▶ _INSTRUCTION_
Quote the material below exactly as written, from the first line to the line that holds "import plotly.graph_objects as go", endpoints included.

▶ _COLLECTED MATERIAL_
────
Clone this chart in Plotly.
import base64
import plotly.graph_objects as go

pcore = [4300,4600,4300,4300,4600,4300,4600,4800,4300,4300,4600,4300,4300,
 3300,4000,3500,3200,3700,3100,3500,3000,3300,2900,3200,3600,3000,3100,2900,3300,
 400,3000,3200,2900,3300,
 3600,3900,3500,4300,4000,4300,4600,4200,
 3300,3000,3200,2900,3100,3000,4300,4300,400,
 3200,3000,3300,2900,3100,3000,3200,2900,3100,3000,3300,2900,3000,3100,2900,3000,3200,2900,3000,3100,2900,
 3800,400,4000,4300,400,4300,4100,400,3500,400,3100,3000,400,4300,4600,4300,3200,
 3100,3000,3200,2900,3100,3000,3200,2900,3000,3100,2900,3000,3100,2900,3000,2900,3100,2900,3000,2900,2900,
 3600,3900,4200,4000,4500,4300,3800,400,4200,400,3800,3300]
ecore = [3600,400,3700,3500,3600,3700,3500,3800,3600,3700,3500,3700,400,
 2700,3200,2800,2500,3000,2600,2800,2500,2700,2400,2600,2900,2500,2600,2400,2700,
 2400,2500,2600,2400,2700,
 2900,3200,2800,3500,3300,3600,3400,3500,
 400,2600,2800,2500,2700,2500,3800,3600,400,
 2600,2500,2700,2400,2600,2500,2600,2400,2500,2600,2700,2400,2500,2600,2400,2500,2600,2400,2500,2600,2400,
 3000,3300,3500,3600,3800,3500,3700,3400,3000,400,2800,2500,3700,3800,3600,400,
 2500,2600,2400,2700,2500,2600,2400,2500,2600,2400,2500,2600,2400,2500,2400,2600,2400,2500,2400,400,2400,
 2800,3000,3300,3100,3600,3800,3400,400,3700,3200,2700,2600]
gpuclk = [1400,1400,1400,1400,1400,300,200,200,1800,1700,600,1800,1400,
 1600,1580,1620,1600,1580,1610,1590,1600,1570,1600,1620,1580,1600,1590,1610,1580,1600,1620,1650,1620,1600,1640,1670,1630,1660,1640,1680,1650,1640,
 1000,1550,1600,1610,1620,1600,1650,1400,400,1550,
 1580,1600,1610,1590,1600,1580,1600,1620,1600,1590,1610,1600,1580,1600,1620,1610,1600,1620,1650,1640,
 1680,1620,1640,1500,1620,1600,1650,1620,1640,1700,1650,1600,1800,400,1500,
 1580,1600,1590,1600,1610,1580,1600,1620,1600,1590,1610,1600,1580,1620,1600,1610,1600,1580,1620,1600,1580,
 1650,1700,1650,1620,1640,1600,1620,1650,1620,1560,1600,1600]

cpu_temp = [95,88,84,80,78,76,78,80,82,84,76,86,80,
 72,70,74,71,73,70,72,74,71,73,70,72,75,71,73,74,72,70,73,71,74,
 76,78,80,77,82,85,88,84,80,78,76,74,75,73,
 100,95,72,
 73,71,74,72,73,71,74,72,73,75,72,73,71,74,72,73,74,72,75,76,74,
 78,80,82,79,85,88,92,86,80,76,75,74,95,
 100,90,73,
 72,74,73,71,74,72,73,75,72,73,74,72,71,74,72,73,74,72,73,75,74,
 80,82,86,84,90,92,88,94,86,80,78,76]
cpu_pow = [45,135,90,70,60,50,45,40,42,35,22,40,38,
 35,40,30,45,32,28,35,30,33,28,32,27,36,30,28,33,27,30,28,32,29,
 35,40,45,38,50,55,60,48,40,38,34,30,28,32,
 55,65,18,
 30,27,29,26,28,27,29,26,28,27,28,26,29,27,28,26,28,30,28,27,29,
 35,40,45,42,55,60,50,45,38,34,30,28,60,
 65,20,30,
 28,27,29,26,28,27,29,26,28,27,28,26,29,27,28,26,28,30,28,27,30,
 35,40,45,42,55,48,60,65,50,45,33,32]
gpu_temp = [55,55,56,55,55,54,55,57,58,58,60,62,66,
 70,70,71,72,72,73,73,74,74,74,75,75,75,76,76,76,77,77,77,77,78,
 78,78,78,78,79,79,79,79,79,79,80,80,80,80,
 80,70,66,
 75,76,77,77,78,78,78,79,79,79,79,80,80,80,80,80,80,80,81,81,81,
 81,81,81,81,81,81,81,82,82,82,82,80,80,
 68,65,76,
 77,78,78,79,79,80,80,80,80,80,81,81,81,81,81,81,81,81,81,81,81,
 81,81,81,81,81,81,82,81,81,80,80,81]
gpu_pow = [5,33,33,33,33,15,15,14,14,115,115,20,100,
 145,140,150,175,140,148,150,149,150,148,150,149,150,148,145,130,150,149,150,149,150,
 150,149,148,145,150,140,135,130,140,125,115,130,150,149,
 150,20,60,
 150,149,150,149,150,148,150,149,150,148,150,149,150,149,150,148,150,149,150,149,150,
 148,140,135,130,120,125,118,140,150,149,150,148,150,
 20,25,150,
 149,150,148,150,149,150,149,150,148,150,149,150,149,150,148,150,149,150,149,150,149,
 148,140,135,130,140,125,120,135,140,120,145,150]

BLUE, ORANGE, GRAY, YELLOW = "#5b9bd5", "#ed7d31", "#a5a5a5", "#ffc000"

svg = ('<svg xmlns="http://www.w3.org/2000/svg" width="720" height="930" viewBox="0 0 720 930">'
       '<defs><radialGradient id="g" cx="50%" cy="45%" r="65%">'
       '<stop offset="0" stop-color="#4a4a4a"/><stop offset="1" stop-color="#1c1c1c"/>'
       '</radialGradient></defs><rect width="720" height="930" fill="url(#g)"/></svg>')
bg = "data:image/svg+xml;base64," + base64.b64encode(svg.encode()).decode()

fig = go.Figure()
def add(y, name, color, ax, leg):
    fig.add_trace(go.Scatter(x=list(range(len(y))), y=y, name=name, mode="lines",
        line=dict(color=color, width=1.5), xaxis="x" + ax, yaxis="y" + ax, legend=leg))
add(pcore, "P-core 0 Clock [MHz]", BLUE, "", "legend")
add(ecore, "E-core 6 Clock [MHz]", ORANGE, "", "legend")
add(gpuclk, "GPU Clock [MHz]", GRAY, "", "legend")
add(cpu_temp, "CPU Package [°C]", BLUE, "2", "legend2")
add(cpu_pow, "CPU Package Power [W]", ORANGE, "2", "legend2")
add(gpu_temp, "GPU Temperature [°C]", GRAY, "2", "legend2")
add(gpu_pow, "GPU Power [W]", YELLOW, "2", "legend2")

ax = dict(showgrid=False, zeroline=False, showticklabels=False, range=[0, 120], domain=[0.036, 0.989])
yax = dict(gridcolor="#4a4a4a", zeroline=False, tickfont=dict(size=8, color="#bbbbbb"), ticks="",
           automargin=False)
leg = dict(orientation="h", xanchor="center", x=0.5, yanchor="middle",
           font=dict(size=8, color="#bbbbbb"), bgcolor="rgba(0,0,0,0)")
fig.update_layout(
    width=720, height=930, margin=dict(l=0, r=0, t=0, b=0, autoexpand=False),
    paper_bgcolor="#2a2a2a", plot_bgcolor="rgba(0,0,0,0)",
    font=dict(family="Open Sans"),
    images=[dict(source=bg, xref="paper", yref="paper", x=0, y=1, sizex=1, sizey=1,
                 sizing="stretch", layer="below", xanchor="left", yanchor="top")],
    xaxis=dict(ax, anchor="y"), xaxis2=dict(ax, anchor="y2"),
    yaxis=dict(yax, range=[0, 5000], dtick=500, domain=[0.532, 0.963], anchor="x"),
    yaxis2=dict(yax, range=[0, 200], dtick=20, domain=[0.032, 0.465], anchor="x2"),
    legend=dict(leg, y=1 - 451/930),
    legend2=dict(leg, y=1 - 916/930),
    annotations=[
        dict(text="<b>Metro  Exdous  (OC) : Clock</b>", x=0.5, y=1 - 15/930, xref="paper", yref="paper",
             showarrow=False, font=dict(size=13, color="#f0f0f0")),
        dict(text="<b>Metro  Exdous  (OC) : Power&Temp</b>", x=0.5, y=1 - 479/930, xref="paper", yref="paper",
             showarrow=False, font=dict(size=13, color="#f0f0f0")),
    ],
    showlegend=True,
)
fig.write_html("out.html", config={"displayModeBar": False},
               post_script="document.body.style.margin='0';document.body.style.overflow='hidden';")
────
▶ _EXERCISE RESULT_
Clone this chart in Plotly.
import base64
import plotly.graph_objects as go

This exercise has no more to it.